Who doesn’t want to visit a place that has four districts with names such as Island in the Sky, The Needles, The Maze, and The Rivers? The names alone ooze magic, so it’s not a stretch of the imagination to expect a high desert wilderness bursting with bewitching beauty and captivating vistas when you visit Canyonlands National Park. With innumerable canyons and buttes carved out by the Colorado River and its tributaries, every view changes depending on the angle and time of day, so you’ll never see the same thing twice when you visit this national treasure.
According the National Park Service, “Canyonlands National Park preserves 337,598 acres of colorful canyons, mesas, buttes, fins, arches, and spires in the heart of southeast Utah’s high desert. Water and gravity have been the prime architects of this land, sculpting layers of rock into the rugged landscape you see today.” With the Green and Colorado Rivers naturally dividing this park into four districts, visitors find that each district offers something unique. Because the park is divided by canyons and rivers, most visitors opt to spread their visit out over a few days as there is no single road that takes you through the park.
Island in the Sky
The easiest district to visit in a short period of time, Island in the Sky offers a plentitude of outlooks to stop and admire the views. The district itself is a mesa that rests on sheer sandstone cliffs over 1,000 feet above the surrounding terrain. Be sure to walk to Grand View Point for amazing views of the other districts and Utah’s second-highest mountain range, the La Sal Mountains. Another popular destination in Canyonlands National Park in Utah is Mesa Arch, an easy hike known for its breathtaking sunrises. If the tourist spots aren’t your jam, don’t worry.

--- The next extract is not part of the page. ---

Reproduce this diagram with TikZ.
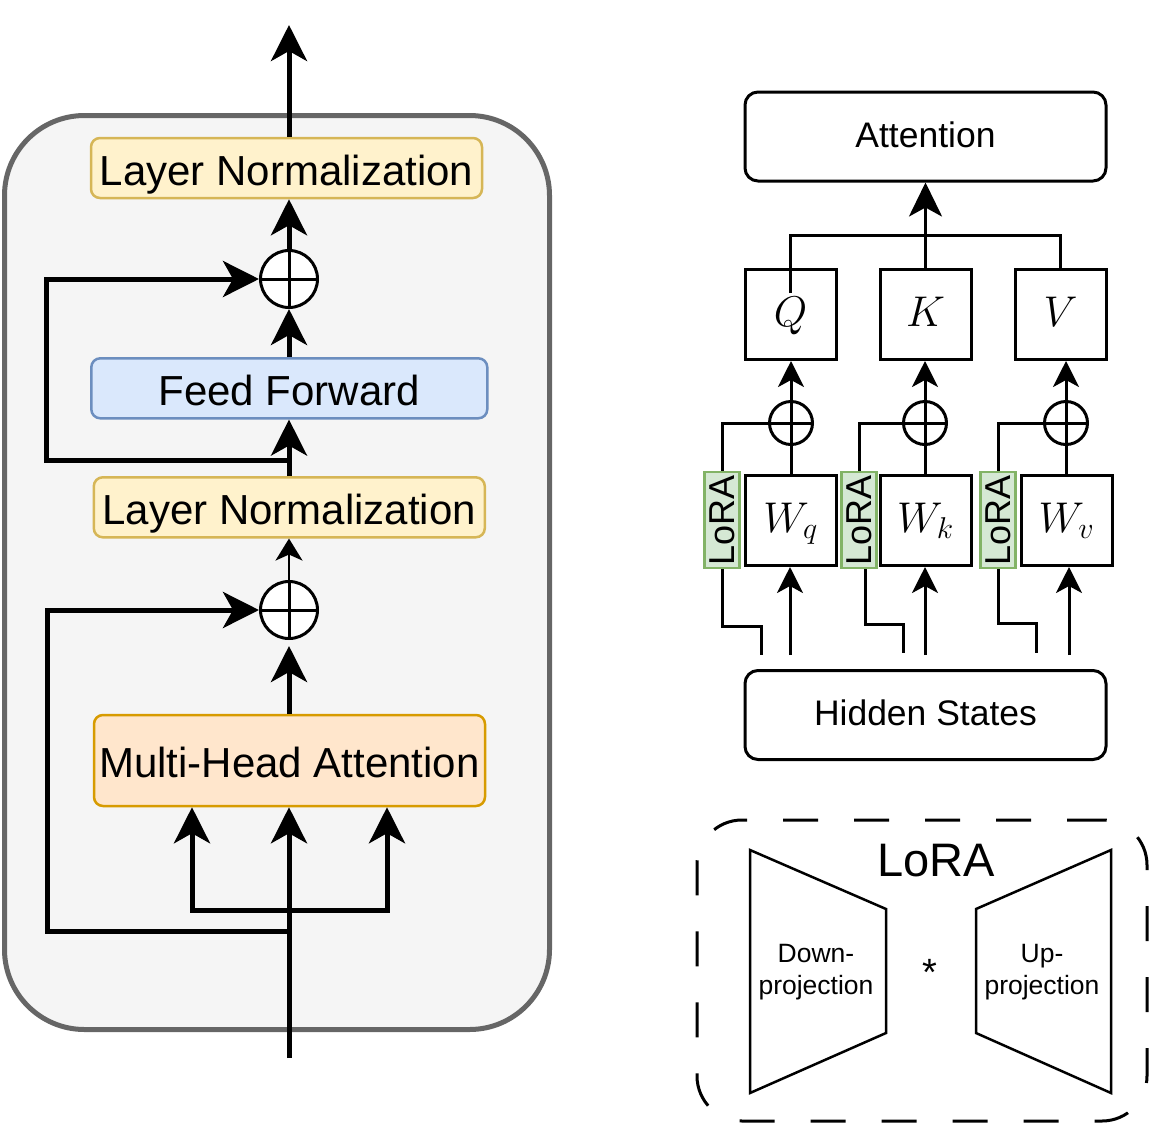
\RequirePackage{fix-cm}
\documentclass[tikz,border=0pt]{standalone}
\usepackage{fontspec}
\setmainfont{Liberation Sans}
\usetikzlibrary{arrows.meta,calc}
\definecolor{outerfill}{HTML}{F5F5F5}
\definecolor{outerline}{HTML}{666666}
\definecolor{lnfill}{HTML}{FFF2CC}
\definecolor{lnline}{HTML}{D6B656}
\definecolor{fffill}{HTML}{DAE8FC}
\definecolor{ffline}{HTML}{6C8EBF}
\definecolor{mhafill}{HTML}{FFE6CC}
\definecolor{mhaline}{HTML}{D79B00}
\definecolor{lorafill}{HTML}{D5E8D4}
\definecolor{loraline}{HTML}{82B366}
\begin{document}
\begin{tikzpicture}[x=1pt,y=-1pt,line join=miter,
  box/.style={draw, rounded corners=9pt, line width=2.5pt, inner sep=0pt,
    font=\fontsize{42}{50}\selectfont, text height=34pt, text depth=0pt},
  lnbox/.style={box, fill=lnfill, draw=lnline, minimum width=391pt, minimum height=60pt},
  ffbox/.style={box, fill=fffill, draw=ffline, minimum width=396pt, minimum height=60pt},
  mhabox/.style={box, fill=mhafill, draw=mhaline, minimum width=391pt, minimum height=91pt},
  pluscirc/.style={circle, draw, fill=white, inner sep=0pt,
    path picture={\draw[line width=#1]
      (path picture bounding box.north) -- (path picture bounding box.south)
      (path picture bounding box.west) -- (path picture bounding box.east);}},
  plusL/.style={pluscirc=3pt, line width=3pt, minimum size=57pt},
  plusR/.style={pluscirc=3pt, line width=3pt, minimum size=43pt},
  bigarr/.style={line width=5pt, -{Stealth[length=36pt,width=36pt,inset=10pt]}},
  thinarr/.style={line width=2pt, -{Stealth[length=22pt,width=27pt,inset=6pt]}},
  rline/.style={line width=3pt},
  rarr/.style={rline, -{Stealth[length=26pt,width=26pt,inset=7pt]}},
  attarr/.style={rline, -{Stealth[length=34pt,width=33pt,inset=9pt]}},
  rbox/.style={draw, line width=3pt, rounded corners=13pt, inner sep=0pt,
    minimum width=361pt, minimum height=89pt,
    font=\fontsize{35.5}{42}\selectfont, text height=21pt, text depth=0pt},
  sqbox/.style={draw, line width=3pt, inner sep=0pt, minimum width=91pt,
    minimum height=90pt, font=\fontsize{43}{50}\selectfont, text height=23pt, text depth=0pt},
  lorabox/.style={draw=loraline, fill=lorafill, line width=2.5pt, inner sep=0pt,
    minimum width=35pt, minimum height=96pt, font=\fontsize{36}{43}\selectfont},
  projtext/.style={align=center, font=\fontsize{26.5}{32}\selectfont, inner sep=0pt},
  trap/.style={line width=2.5pt}
]
\useasboundingbox (0,0) rectangle (1149,1125);

% ---------------- left block ----------------
\node[draw=outerline, fill=outerfill, line width=5pt, rounded corners=80pt,
  minimum width=545pt, minimum height=914pt, inner sep=0pt] (blk) at (277,572.5) {};

\node[lnbox] (ln1) at (286.5,168) {Layer Normalization};
\node[ffbox] (ff) at (289.3,388.3) {Feed Forward};
\node[lnbox] (ln2) at (289.3,507.3) {Layer Normalization};
\node[mhabox] (mha) at (289.5,760.5) {Multi-Head Attention};
\node[plusL] (c1) at (289,279) {};
\node[plusL] (c2) at (289,610) {};

\coordinate (top) at (289,25);
\coordinate (r1) at (289,460.5);
\coordinate (in) at (289,1058);
\coordinate (split) at (289,910);
\coordinate (splitL) at (192,910);
\coordinate (splitR) at (387,910);
\coordinate (r2) at (289,931);

\draw[bigarr] (ln1.north -| c1) -- (top);
\draw[bigarr] (c1.north) -- (c1.north |- ln1.south);
\draw[bigarr] (ff.north -| c1) -- (c1.south);
\draw[bigarr] (ln2.north -| c1) -- (ff.south -| c1);
\draw[bigarr] (r1) -- ++(-243,0) |- (c1.west);
\draw[thinarr] (c2.north) -- (c2.north |- ln2.south);
\draw[bigarr, shorten >=6pt] (mha.north -| c2) -- (c2.south);
\draw[bigarr] (in) -- (in |- mha.south);
\draw[bigarr] (split) -- (splitL) -- (splitL |- mha.south);
\draw[bigarr] (split) -- (splitR) -- (splitR |- mha.south);
\draw[bigarr] (r2) -- ++(-242,0) |- (c2.west);

% ---------------- right block ----------------
\node[rbox] (att) at (925.5,136.5) {Attention};
\node[sqbox] (q) at (790.5,314.5) {$Q$};
\node[sqbox] (k) at (925.5,314.5) {$K$};
\node[sqbox] (v) at (1060.5,314.5) {$V$};
\node[plusR] (pq) at (791,423) {};
\node[plusR] (pk) at (925,423) {};
\node[plusR] (pv) at (1066,423) {};
\node[sqbox] (wq) at (790.5,520.5) {$W_q$};
\node[sqbox] (wk) at (925.5,520.5) {$W_k$};
\node[sqbox] (wv) at (1066.5,520.5) {$W_v$};
\node[lorabox] (lq) at (722,520) {\rotatebox{90}{LoRA}};
\node[lorabox] (lk) at (859,520) {\rotatebox{90}{LoRA}};
\node[lorabox] (lv) at (998,520) {\rotatebox{90}{LoRA}};
\node[rbox] (hs) at (925.5,715) {Hidden States};

\coordinate (qin) at (790,293);
\coordinate (bus) at (925,235);
\draw[rline] (qin) |- (bus) -| (v.north);
\draw[attarr] (k.north) -- (att.south);

\draw[rline] (wq.north -| pq) -- (pq.south);
\draw[rline] (wk.north -| pk) -- (pk.south);
\draw[rline] (wv.north -| pv) -- (pv.south);
\draw[rarr] (pq.north) -- (pq.north |- q.south);
\draw[rarr] (pk.north) -- (pk.north |- k.south);
\draw[rarr] (pv.north) -- (pv.north |- v.south);
\draw[rline] (lq.north) |- (pq.west);
\draw[rline] (lk.north) |- (pk.west);
\draw[rline] (lv.north) |- (pv.west);

\coordinate (hq) at (790,655);
\coordinate (hk) at (925,655);
\coordinate (hv) at (1069,655);
\draw[rarr] (hq) -- (hq |- wq.south);
\draw[rarr] (hk) -- (hk |- wk.south);
\draw[rarr] (hv) -- (hv |- wv.south);

\coordinate (lqb) at (761,626);
\coordinate (lqc) at (761,655);
\coordinate (lkb) at (903,624);
\coordinate (lkc) at (903,653);
\coordinate (lvb) at (1036,623);
\coordinate (lvc) at (1036,653);
\draw[rline] (lq.south) |- (lqb) -- (lqc);
\draw[rline] ([xshift=6pt]lk.south) |- (lkb) -- (lkc);
\draw[rline] (lv.south) |- (lvb) -- (lvc);

% ---------------- LoRA legend ----------------
\node[draw, line width=3pt, dash pattern=on 35pt off 36pt, rounded corners=45pt,
  minimum width=450pt, minimum height=301pt, inner sep=0pt] (legend) at (922,970.5) {};
\node[anchor=base, font=\fontsize{47}{56}\selectfont, inner sep=0pt] (loratitle) at (936,876) {LoRA};
\draw[trap] (750,850) -- (886,909) -- (886,1033) -- (750,1093) -- cycle;
\draw[trap] (1111,850) -- (976,909) -- (976,1033) -- (1111,1093) -- cycle;
\node[projtext] (down) at (816,972) {Down-\\projection};
\node[projtext] (up) at (1042,972) {Up-\\projection};
\node[anchor=base, font=\fontsize{38}{44}\selectfont, inner sep=0pt] (star) at (930,985) {*};
\end{tikzpicture}
\end{document}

Island in the Sky offers miles of backcountry trails for hikers and off-roaders alike, providing access points to miles of backcountry adventures.

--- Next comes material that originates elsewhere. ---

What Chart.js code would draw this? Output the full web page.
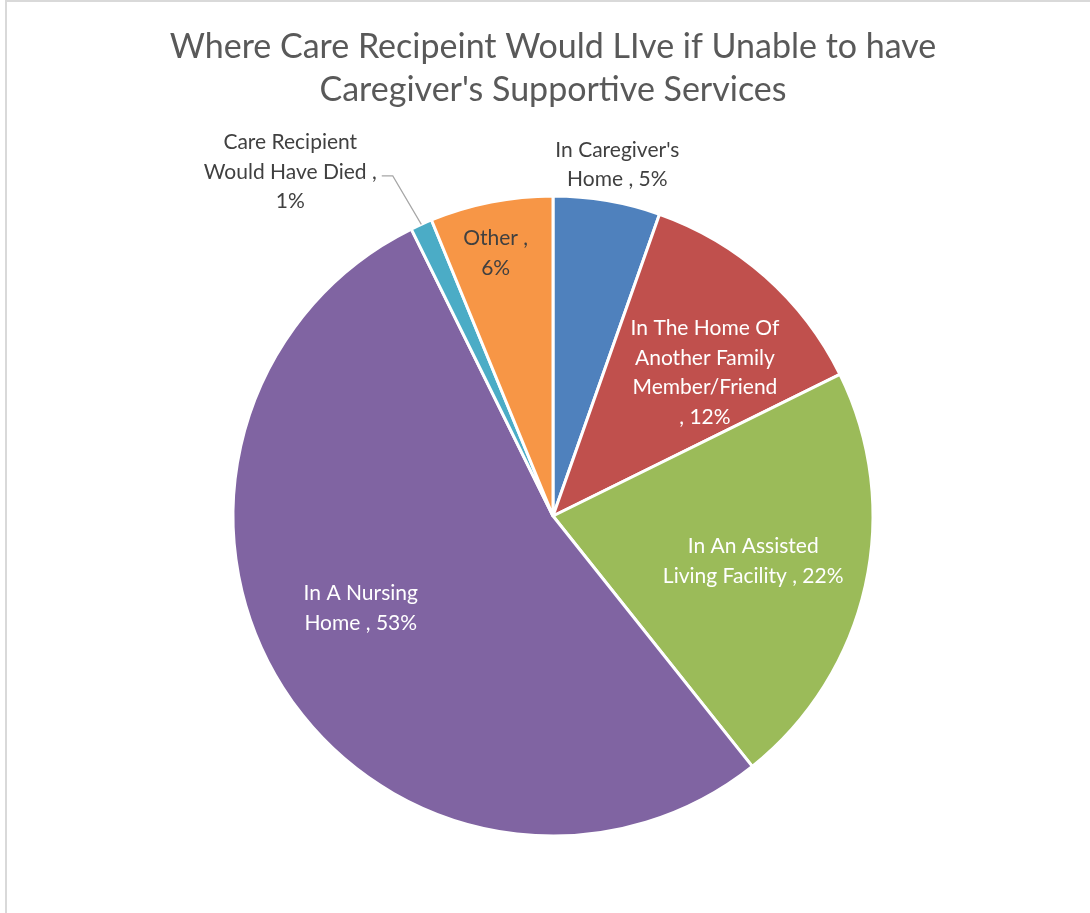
<!DOCTYPE html>
<html>
<head>
<meta charset="utf-8">
<script src="https://cdn.jsdelivr.net/npm/chart.js@4/dist/chart.umd.min.js"></script>
<style>
  html, body { margin: 0; padding: 0; background: #fff; overflow: hidden; }
  #wrap { position: relative; width: 1090px; height: 913px; }
  #frame { position: absolute; left: 5px; top: 0; width: 2000px; height: 2000px;
           border-left: 2px solid #d9d9d9; border-top: 2px solid #d9d9d9; pointer-events: none; }
  canvas { position: absolute; left: 0; top: 0; }
</style>
</head>
<body>
<div id="wrap">
  <canvas id="c" width="1090" height="913"></canvas>
  <div id="frame"></div>
</div>
<script>
const titleLines = ["Where Care Recipeint Would LIve if Unable to have", "Caregiver's Supportive Services"];
const categories = ["In Caregiver's Home", "In The Home Of Another Family Member/Friend", "In An Assisted Living Facility", "In A Nursing Home", "Care Recipient Would Have Died", "Other"];
const values = [5.4, 12.3, 21.6, 53.4, 1.1, 6.2];
const labelLines = [
  ["In Caregiver's", "Home , {p}"],
  ["In The Home Of", "Another Family", "Member/Friend", ", {p}"],
  ["In An Assisted", "Living Facility , {p}"],
  ["In A Nursing", "Home , {p}"],
  ["Care Recipient", "Would Have Died ,", "{p}"],
  ["Other ,", "{p}"]
];
const colors = ["#4F81BD", "#C0504D", "#9BBB59", "#8064A2", "#4BACC6", "#F79646"];
const labelColors = ["#404040", "#ffffff", "#ffffff", "#ffffff", "#404040", "#404040"];
// label placement: radial factor and angle nudge (deg), leader line flag
const labelPlace = [
  {r: 1.122, a: 0.6, leader: false},
  {r: 0.657, a: 4.7, leader: false},
  {r: 0.64, a: -0.4, leader: false},
  {r: 0.664, a: 7.2, leader: false},
  {r: 1.358, a: -12.9, leader: true},
  {r: 0.846, a: -1.07, leader: false}
];
const LABEL_FONT = '21px Lato';
const LINE_H = 29.5;
const TEXT_SHIFT_Y = 2;

const labelPlugin = {
  id: 'pieLabels',
  afterDatasetsDraw(chart) {
    const ctx = chart.ctx;
    const meta = chart.getDatasetMeta(0);
    const data = chart.data.datasets[0].data;
    const total = data.reduce((s, v) => s + v, 0);
    ctx.save();
    ctx.font = LABEL_FONT;
    ctx.textAlign = 'center';
    ctx.textBaseline = 'middle';
    meta.data.forEach((arc, i) => {
      const {x, y, startAngle, endAngle, outerRadius} = arc.getProps(['x','y','startAngle','endAngle','outerRadius'], true);
      const mid = (startAngle + endAngle) / 2;
      const place = labelPlace[i];
      const ang = mid + place.a * Math.PI / 180;
      const cx = x + Math.cos(ang) * outerRadius * place.r;
      const cy = y + Math.sin(ang) * outerRadius * place.r;
      const pct = Math.round(data[i] / total * 100) + '%';
      const lines = labelLines[i].map(s => s.replace('{p}', pct));
      const h = lines.length * LINE_H;
      if (place.leader) {
        let w = 0;
        lines.forEach(s => { w = Math.max(w, ctx.measureText(s).width); });
        const px = x + Math.cos(mid) * outerRadius;
        const py = y + Math.sin(mid) * outerRadius;
        const ey = cy + 6;
        const ex0 = cx + w / 2 + 5;
        const ex1 = ex0 + 11;
        ctx.strokeStyle = '#A6A6A6';
        ctx.lineWidth = 1.2;
        ctx.beginPath();
        ctx.moveTo(ex0, ey);
        ctx.lineTo(ex1, ey);
        ctx.lineTo(px, py);
        ctx.stroke();
      }
      ctx.fillStyle = labelColors[i];
      lines.forEach((s, k) => {
        ctx.fillText(s, cx, cy - h / 2 + LINE_H * (k + 0.5) + TEXT_SHIFT_Y);
      });
    });
    ctx.restore();
  }
};

new Chart(document.getElementById('c'), {
  type: 'pie',
  data: {
    labels: categories,
    datasets: [{
      data: values,
      backgroundColor: colors,
      borderColor: '#ffffff',
      borderWidth: 3,
      radius: 320
    }]
  },
  options: {
    responsive: false,
    animation: false,
    devicePixelRatio: 1,
    layout: { padding: { left: 16, right: 0, top: 0, bottom: 79 } },
    plugins: {
      legend: { display: false },
      tooltip: { enabled: false },
      title: {
        display: true,
        text: titleLines,
        color: '#595959',
        font: { family: 'Lato', size: 34, weight: 'normal', lineHeight: 1.25 },
        padding: { top: 26, bottom: 87 }
      }
    }
  },
  plugins: [labelPlugin]
});
</script>
</body>
</html>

Named for the colorful spires of Cedar Mesa Sandstone found throughout this district, there are plenty of foot trails and 4×4 adventure roads to tackle in this colorful gem. Some of the more popular sites to visit include Roadside Ruin, a short loop offering a firsthand view of well-preserved ancestral ruins, as well as Pothole Point, a hiking destination that leads you through uneven slickrock with potholes and rock formations. Another favorite is Cave Spring, an old cowboy camp that also features prehistoric rock paintings.
The least accessible district, visitors usually plan to spend a minimum of three days exploring the true backcountry of this national park.
The Rivers at Canyonlands National Park
Winding and twisting through monumental rock formations, this district is often admired from afar using viewpoints from the surrounding areas. Should you wish to take a journey on the river itself, there are guided river trips available to book.